By Maggie Mulvihill, Sarah Moffit and Carroll Cole
Nearly a year after Harvard scholar Henry Louis Gates Jr. was arrested for disorderly conduct at his Cambridge home, a special panel of law enforcement experts and academics released a 60-page report today stating the arrest was avoidable.
“This incident could have been resolved quickly and peaceably,” said Chuck Wexler, Executive Director of the Police Executive Research Forum and a member of the 12-member Cambridge Review Committee.
President Barack Obama, a Gates’ friend, said last year the Cambridge Police “acted stupidly” in arresting Gates.
The criminal charge was dropped by the Middlesex District Attorney’s office within days of the incident.
The review committee was formed by Police Commissioner Robert C. Haas following the July 16, 2009 arrest of Gates, a prominent black professor. Gates claimed the white sergeant, James Crowley, who arrested him did so because he was black. At the time, Crowley was responding to a 911 call about two men possibly breaking into the house.
The committee’s report also backs up findings released earlier this month by the New England Center for Investigative Reporting demonstrating the Cambridge Police have had no pattern of racial bias with disorderly conduct arrests within the past five years.
Wexler said while race did factor into the Gates arrest, issues such as class and police authority also came into play during the encounter between Crowley and Gates.

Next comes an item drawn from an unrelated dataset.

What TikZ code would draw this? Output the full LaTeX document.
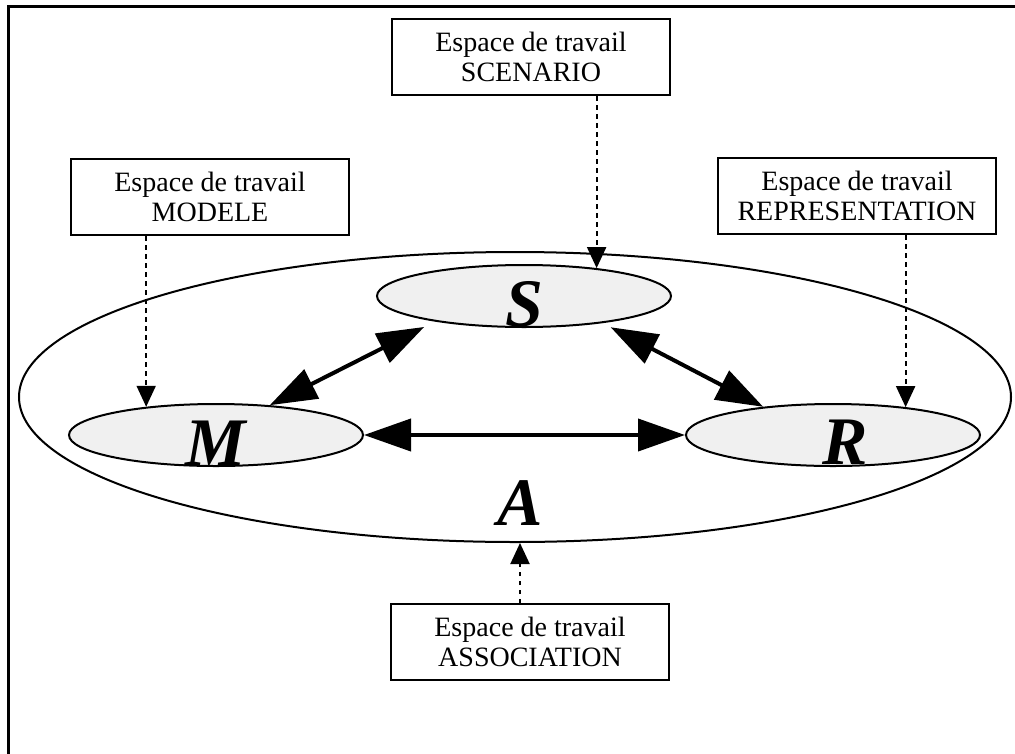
\documentclass[tikz,border=0pt]{standalone}
\usepackage{fontspec}
\setmainfont{Liberation Serif}
\usepackage{tikz}
\definecolor{ovalgray}{HTML}{F0F0F0}
\tikzset{ws node/.style={ellipse,draw,line width=2pt,fill=ovalgray,minimum width=294pt,minimum height=62pt,inner sep=0pt},
	ws box/.style={draw,line width=2pt,minimum width=278pt,minimum height=76pt,align=center,font=\fontsize{28}{30}\selectfont},
	ws letter/.style={anchor=base,inner sep=0pt,font=\fontsize{68}{68}\selectfont\bfseries\itshape},
	dot arrow/.style={line width=2pt,dash pattern=on 4.5pt off 4.5pt,-{Triangle[length=21pt,width=19pt]}},
	big arrow/.style={line width=4pt,{Triangle[length=47pt,width=32pt]}-{Triangle[length=47pt,width=32pt]}},
}
\usetikzlibrary{shapes.geometric,arrows.meta}

\begin{document}
\begin{tikzpicture}[x=1pt,y=-1pt]
	\useasboundingbox (0,0) rectangle (1015,753);
	
	%% frame
	\draw[line width=3pt] (8,760) -- (8,6) -- (1020,6);
	
	%% espace A
	\node[ellipse,draw,line width=2pt,minimum width=992pt,minimum height=290pt] (outer) at (515,397) {};
	\node[ws letter] (A) at (520,525) {A};
	
	%% espaces S, M, R
	\node[ws node] (S) at (524,296) {};
	\node[ws node] (M) at (216,435) {};
	\node[ws node] (R) at (833,435) {};
	\node[ws letter] (Sl) at ([yshift=2pt]S.south) {S};
	\node[ws letter] (Ml) at ([yshift=2pt]M.south) {M};
	\node[ws letter] (Rl) at ([xshift=12pt,yshift=3pt]R.south) {R};
	
	\path[big arrow]
	(M.29) edge[shorten >=12pt] (S.196)
	(S.-19) edge[shorten <=9pt] (R.158)
	(M.east) edge (R.west)
	;
	
	%% boites
	\node[ws box] (scen) at (531,57) {Espace de travail\\SCENARIO};
	\node[ws box] (modl) at (210,197) {Espace de travail\\MODELE};
	\node[ws box] (repr) at (857,196) {Espace de travail\\REPRESENTATION};
	\node[ws box] (assoc) at (530,642) {Espace de travail\\ASSOCIATION};
	
	\draw[dot arrow] (scen.south -| S.21) -- (S.21);
	\draw[dot arrow] (modl.south -| M.158) -- (M.158);
	\draw[dot arrow] (repr.south -| R.21) -- (R.21);
	\draw[dot arrow] (assoc.north -| A.south) -- (A.south |- outer.south);
\end{tikzpicture}
\end{document}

Gates has declined requests to be interviewed by NECIR. His attorney, Harvard Law Professor Charles J. Ogletree, is currently promoting a book entitled: “The Presumption of Guilt: The Arrest of Henry Louis Gates Jr. and Race, Class, and Crime in America.” In the book, Ogletree compares the Gates arrest to the 1991 beating of Rodney King in Los Angeles, which led to race riots. He has acknowledged he never reviewed arrest data from Cambridge police nor did he interview Cambridge Police officials or Crowley before writing his book.